I have created a new benchmark to test generic compression capability.
This is the first benchmark using synthetic data. It is designed to test general purpose compression techniques not tied to any popular format like text or images. Programs that solve the general problem do better on this set than programs that are tuned to benchmarks or that specialize in certain file types.
The data is 1 million random binary strings (length 1 to 32 bytes) ranging from easy to compress (e.g. all 0 bits) to hard (all random bits) and everything in between. They are generated by small random programs. This kind of data has been proposed as a test for universal intelligence.
A problem with synthetic data is that you can compress it very small if you know the program that created it. The test data generator uses a cryptographic random number generator (RC4) with a hardware generated key (using CPU instruction timing variation as an entropy source).
This is an open benchmark where anyone can contribute results.
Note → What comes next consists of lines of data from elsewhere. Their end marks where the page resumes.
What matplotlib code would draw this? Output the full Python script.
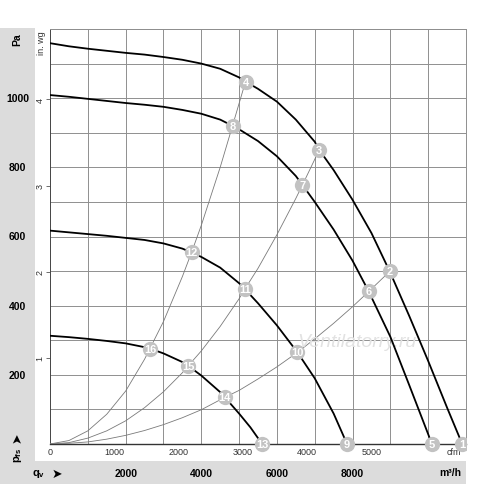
import matplotlib
matplotlib.use('Agg')
import matplotlib.pyplot as plt
import matplotlib.transforms as mtrans
from matplotlib.patches import Rectangle
import numpy as np

plt.rcParams['font.family'] = ['Liberation Sans', 'DejaVu Sans']
plt.rcParams['mathtext.fontset'] = 'custom'
plt.rcParams['mathtext.rm'] = 'Liberation Sans'
plt.rcParams['mathtext.bf'] = 'Liberation Sans:bold'

##########################
# fan curves, qv in m3/h, pfs in Pa
curve1_q = [0, 500, 1000, 1500, 2000, 2500, 3000, 3500, 4000, 4500, 5000, 5170, 5500, 6000,
            6500, 7000, 7116, 7500, 8000, 8500, 8983, 9500, 10000, 10500, 10900]
curve1_p = [1159, 1150, 1143, 1137, 1131, 1126, 1119, 1111, 1100, 1085, 1060, 1048, 1027, 990,
            938, 874, 851, 792, 706, 610, 499, 370, 240, 105, 0]
curve2_q = [0, 500, 1000, 1500, 2000, 2500, 3000, 3500, 4000, 4500, 4826, 5000, 5500, 6000,
            6500, 6675, 7000, 7500, 8000, 8428, 9000, 9500, 10100]
curve2_p = [1009, 1004, 998, 992, 986, 981, 975, 966, 955, 938, 920, 910, 876, 832,
            775, 749, 700, 620, 530, 441, 310, 170, 0]
curve3_q = [0, 500, 1000, 1500, 2000, 2500, 3000, 3500, 3743, 4000, 4500, 5000, 5152, 5500,
            6000, 6543, 7000, 7500, 7855]
curve3_p = [617, 612, 607, 602, 596, 590, 580, 565, 554, 541, 510, 465, 448, 407,
            343, 265, 190, 88, 0]
curve4_q = [0, 500, 1000, 1500, 2000, 2500, 2642, 3000, 3500, 3655, 4000, 4500, 4624, 5000, 5300, 5610]
curve4_p = [313, 309, 304, 298, 291, 280, 276, 262, 237, 226, 198, 150, 135, 88, 48, 0]

# system curves (thin gray)
sys1_q = [0, 500, 1000, 1500, 2000, 2500, 2642, 3000, 3500, 3743, 4000, 4500, 4826, 5170]
sys1_p = [0, 10, 38, 86, 153, 245, 276, 354, 484, 554, 632, 800, 920, 1048]
sys2_q = [0, 500, 1000, 1500, 2000, 2500, 3000, 3500, 3655, 4000, 4500, 5000, 5152, 5500,
          6000, 6500, 6675, 7000, 7116]
sys2_p = [0, 4, 17, 38, 67, 105, 151, 206, 226, 269, 340, 420, 448, 508,
          605, 710, 749, 823, 851]
sys3_q = [0, 500, 1000, 1500, 2000, 2500, 3000, 3500, 4000, 4624, 5000, 5500, 6000, 6543,
          7000, 7500, 8000, 8428, 8983]
sys3_p = [0, 2, 6, 14, 25, 39, 56, 76, 99, 135, 155, 188, 223, 265,
          304, 349, 397, 441, 499]

# operating points
pt_num = [4, 3, 2, 1, 8, 7, 6, 5, 12, 11, 10, 9, 16, 15, 14, 13]
pt_q = [5170, 7116, 8983, 10900, 4826, 6675, 8428, 10100, 3743, 5152, 6543, 7855, 2642, 3655, 4624, 5610]
pt_p = [1048, 851, 499, 0, 920, 749, 441, 0, 554, 448, 265, 0, 276, 226, 135, 0]

pa_labels = [200, 400, 600, 800, 1000]
inwg_ticks = [1, 2, 3, 4]
cfm_ticks = [0, 1000, 2000, 3000, 4000, 5000]
m3h_labels = [2000, 4000, 6000, 8000]
PA_PER_INWG = 249.09
M3H_PER_CFM = 1.699
#########################

W, H = 500, 485
fig = plt.figure(figsize=(W / 100, H / 100), dpi=100)
ax = fig.add_axes([50 / W, 40 / H, 416 / W, 415 / H])

# gray bands
fig.add_artist(Rectangle((0, 0), 34.7 / W, (H - 29) / H, transform=fig.transFigure,
                         facecolor='#dcdcdc', edgecolor='none', zorder=-1))
fig.add_artist(Rectangle((0, 0), 466 / W, 23 / H, transform=fig.transFigure,
                         facecolor='#dcdcdc', edgecolor='none', zorder=-1))

ax.set_xlim(0, 11000)
ax.set_ylim(0, 1200)

# grid
ax.set_xticks(np.arange(0, 11001, 1000), minor=True)
ax.set_yticks(np.arange(0, 1201, 100), minor=True)
ax.grid(True, which='minor', color='#8f8f8f', lw=0.7)
ax.grid(False, which='major')
ax.tick_params(which='minor', length=0)
for s in ax.spines.values():
    s.set_color('#8f8f8f')
    s.set_linewidth(0.7)
ax.spines['left'].set_color('#444444')
ax.spines['bottom'].set_color('#333333')
ax.spines['bottom'].set_linewidth(1.0)

# in. wg ticks on the left
ax.set_yticks([v * PA_PER_INWG for v in inwg_ticks])
ax.set_yticklabels([str(v) for v in inwg_ticks], rotation=90, va='center', fontsize=6.5, color='#333333')
ax.tick_params(axis='y', which='major', length=3, pad=1, color='#555555', width=0.6)

# cfm ticks on the bottom
ax.set_xticks([v * M3H_PER_CFM for v in cfm_ticks])
ax.set_xticklabels([str(v) for v in cfm_ticks], fontsize=6.5, color='#333333')
ax.tick_params(axis='x', which='major', length=0, pad=2.5)

# curves
for q, p in [(sys1_q, sys1_p), (sys2_q, sys2_p), (sys3_q, sys3_p)]:
    ax.plot(q, p, color='#7a7a7a', lw=0.6, zorder=3)
for q, p in [(curve1_q, curve1_p), (curve2_q, curve2_p), (curve3_q, curve3_p), (curve4_q, curve4_p)]:
    ax.plot(q, p, color='black', lw=1.3, zorder=4, solid_joinstyle='round')

ax.text(8111, 295, 'Ventilatorry.ru', fontsize=14, style='italic', color='#e2e2e2',
        ha='center', va='center', zorder=3.5)

# cfm unit text
ax.text(1.0 - 12 / 416, -8 / 415, 'cfm', transform=ax.transAxes, fontsize=6.5, color='#333333',
        ha='center', va='center')

# markers, clipped at right edge only
clip = Rectangle((-0.1, -0.1), 1.1, 1.2, transform=ax.transAxes)
mk, = ax.plot(pt_q, pt_p, 'o', ms=11, color='#c2c2c2', mec='none', zorder=6)
mk.set_clip_path(clip)
for n, q, p in zip(pt_num, pt_q, pt_p):
    t = ax.text(q, p, str(n), color='white', fontsize=8, fontweight='bold',
                ha='center', va='center', zorder=7)
    t.set_clip_path(clip)

# Pa labels in the left band
tr = mtrans.blended_transform_factory(fig.transFigure, ax.transData)
for v in pa_labels:
    ax.text(17.5 / W, v, str(v), transform=tr, fontsize=7.5, fontweight='bold',
            ha='center', va='center')
fig.text(17.5 / W, 1 - 40 / H, 'Pa', fontsize=7.5, fontweight='bold', rotation=90,
         ha='center', va='center')
fig.text(42 / W, 1 - 31 / H, 'in. wg', fontsize=6.5, rotation=90, color='#333333',
         ha='center', va='top')
fig.text(17.5 / W, 1 - 455 / H, r'p$_\mathbf{fs}$', fontsize=8, fontweight='bold', rotation=90,
         ha='center', va='center')
fig.text(17.5 / W, 1 - 438 / H, '➤', fontsize=9, rotation=90, ha='center', va='center',
         family=['DejaVu Sans'])

# m3/h labels in the bottom band
trx = mtrans.blended_transform_factory(ax.transData, fig.transFigure)
for v in m3h_labels:
    ax.text(v, 1 - 474 / H, str(v), transform=trx, fontsize=7.5, fontweight='bold',
            ha='center', va='center')
fig.text(461 / W, 1 - 473 / H, 'm³/h', fontsize=7.5, fontweight='bold', ha='right', va='center')
fig.text(39 / W, 1 - 474 / H, r'q$_\mathbf{v}$', fontsize=8, fontweight='bold', ha='center', va='center')
fig.text(57 / W, 1 - 474 / H, '➤', fontsize=9, ha='center', va='center', family=['DejaVu Sans'])

plt.savefig('out.png', dpi=100)
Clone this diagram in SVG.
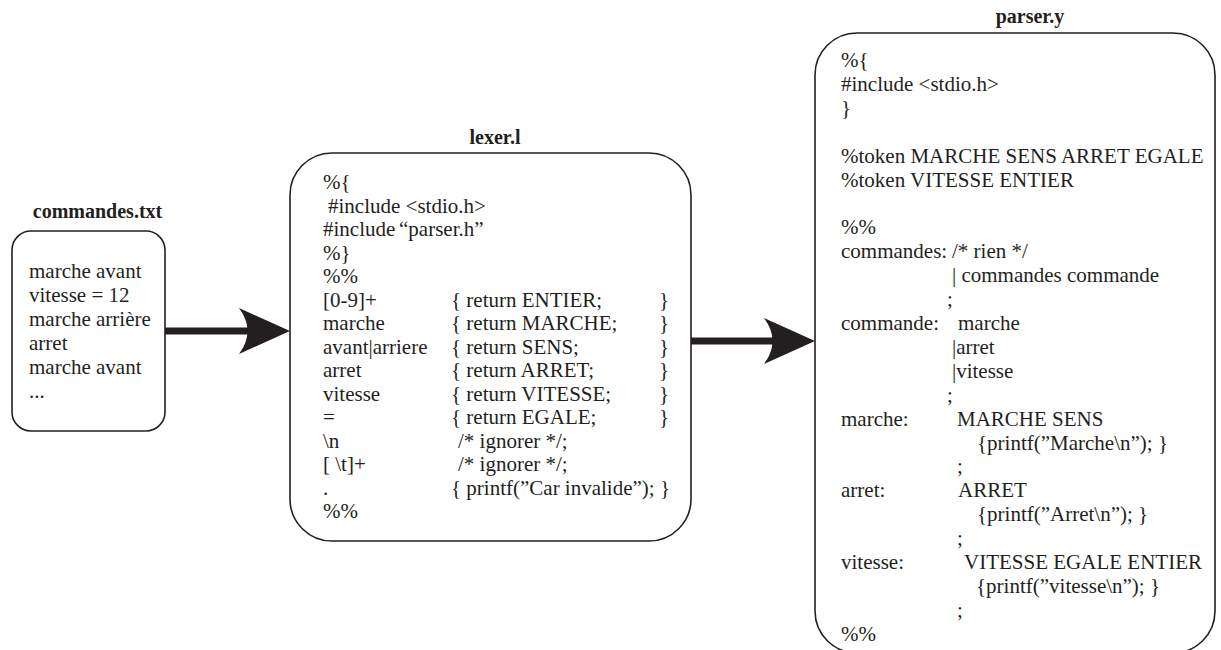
<svg xmlns="http://www.w3.org/2000/svg" width="1221" height="650" viewBox="0 0 1221 650">
<style>
.box{fill:#fff;stroke:#231f20;stroke-width:1.6}
.t{font-family:'Liberation Serif','Times New Roman','DejaVu Serif',serif;font-size:21px;fill:#231f20}
.title{font-family:'Liberation Serif','Times New Roman','DejaVu Serif',serif;font-size:20px;font-weight:bold;fill:#231f20;text-anchor:middle}
.conn{stroke:#231f20;stroke-width:7;fill:none}
</style>
<defs>
<marker id="head" markerUnits="userSpaceOnUse" viewBox="0 0 51 46" refX="23" refY="23" markerWidth="51" markerHeight="46" orient="auto">
<path d="M0,0 L51,23 L0,46 Q17,23 0,0 Z" fill="#231f20"/>
</marker>
</defs>

<g id="commandes">
<text class="title" x="97.5" y="218">commandes.txt</text>
<rect class="box" x="12" y="231" width="153" height="200" rx="19" ry="19"/>
<text class="t" x="29" y="278">marche avant</text>
<text class="t" x="29" y="302">vitesse = 12</text>
<text class="t" x="29" y="326">marche arrière</text>
<text class="t" x="29" y="350">arret</text>
<text class="t" x="29" y="374">marche avant</text>
<text class="t" x="29" y="398">...</text>
</g>

<g id="lexer">
<text class="title" x="495" y="144">lexer.l</text>
<rect class="box" x="290" y="153" width="401" height="388" rx="42" ry="42"/>
<text class="t" x="323" y="189">%{</text>
<text class="t" x="328" y="212.5">#include &lt;stdio.h&gt;</text>
<text class="t" x="323" y="236">#include<tspan x="399">“parser.h”</tspan></text>
<text class="t" x="323" y="259.5">%}</text>
<text class="t" x="323" y="283">%%</text>
<text class="t" x="323" y="306.5">[0-9]+</text>
<text class="t" x="323" y="330">marche</text>
<text class="t" x="323" y="353.5">avant|arriere</text>
<text class="t" x="323" y="377">arret</text>
<text class="t" x="323" y="400.5">vitesse</text>
<text class="t" x="323" y="424">=</text>
<text class="t" x="323" y="447.5">\n</text>
<text class="t" x="323" y="471">[ \t]+</text>
<text class="t" x="323" y="494.5">.</text>
<text class="t" x="323" y="518">%%</text>
<text class="t" x="451" y="306.5">{ return ENTIER;</text>
<text class="t" x="451" y="330">{ return MARCHE;</text>
<text class="t" x="451" y="353.5">{ return SENS;</text>
<text class="t" x="451" y="377">{ return ARRET;</text>
<text class="t" x="451" y="400.5">{ return VITESSE;</text>
<text class="t" x="451" y="424">{ return EGALE;</text>
<text class="t" x="458" y="447.5">/* ignorer */;</text>
<text class="t" x="458" y="471">/* ignorer */;</text>
<text class="t" x="451" y="494.5">{ printf(”Car invalide”); }</text>
<text class="t" x="659" y="306.5">}</text>
<text class="t" x="659" y="330">}</text>
<text class="t" x="659" y="353.5">}</text>
<text class="t" x="659" y="377">}</text>
<text class="t" x="659" y="400.5">}</text>
<text class="t" x="659" y="424">}</text>
</g>

<g id="parser">
<text class="title" x="1030" y="23">parser.y</text>
<rect class="box" x="815" y="33" width="400" height="620" rx="42" ry="42"/>
<text class="t" x="841" y="67">%{</text>
<text class="t" x="841" y="91">#include &lt;stdio.h&gt;</text>
<text class="t" x="841" y="115">}</text>
<text class="t" x="841" y="163">%token MARCHE SENS ARRET EGALE</text>
<text class="t" x="841" y="187">%token VITESSE ENTIER</text>
<text class="t" x="841" y="234">%%</text>
<text class="t" x="841" y="258">commandes:</text>
<text class="t" x="952" y="258">/* rien */</text>
<text class="t" x="952" y="282">| commandes commande</text>
<text class="t" x="947" y="306">;</text>
<text class="t" x="841" y="330">commande:</text>
<text class="t" x="958" y="330">marche</text>
<text class="t" x="952" y="354">|arret</text>
<text class="t" x="952" y="378">|vitesse</text>
<text class="t" x="947" y="402">;</text>
<text class="t" x="841" y="426">marche:</text>
<text class="t" x="957" y="426">MARCHE SENS</text>
<text class="t" x="977" y="450">{printf(”Marche\n”); }</text>
<text class="t" x="957" y="473">;</text>
<text class="t" x="841" y="497">arret:</text>
<text class="t" x="958" y="497">ARRET</text>
<text class="t" x="977" y="521">{printf(”Arret\n”); }</text>
<text class="t" x="957" y="545">;</text>
<text class="t" x="841" y="569">vitesse:</text>
<text class="t" x="964" y="569">VITESSE EGALE ENTIER</text>
<text class="t" x="976" y="593">{printf(”vitesse\n”); }</text>
<text class="t" x="957" y="617">;</text>
<text class="t" x="841" y="641">%%</text>
</g>

<g id="connectors">
<line class="conn" x1="165" y1="331" x2="262" y2="331" marker-end="url(#head)"/>
<line class="conn" x1="691" y1="341" x2="787" y2="341" marker-end="url(#head)"/>
</g>
</svg>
Programs are generally tested on different data sets that you generate yourself. In my experiments, this introduces a small uncertainty, about 0.1%. This can be further reduced by taking the ratio to a standard compressor. Using ppmonstr as the standard, the average error is 0.02% to 0.05%, generally smaller for the better compressors. This can be reduced further by averaging over several tests.
I could have used private data, but I prefer to allow others to contribute and verify results. I also could have used a fixed, public data set, but then I would have to add the size of the decompressor as with LTCB. I designed a protocol that has the advantages of both. Anyone can submit or verify results (with a small uncertainty), but it is not possible to hide the test set in the decompressor because the data will be generated randomly, different for every test.
Test files are fairly small (16.5 MB). I don't believe that programs should need lots of memory to compress them, because the million strings are all independent of each other.
I have posted a few results and will be adding more later. Currently, ppmonstr is on top.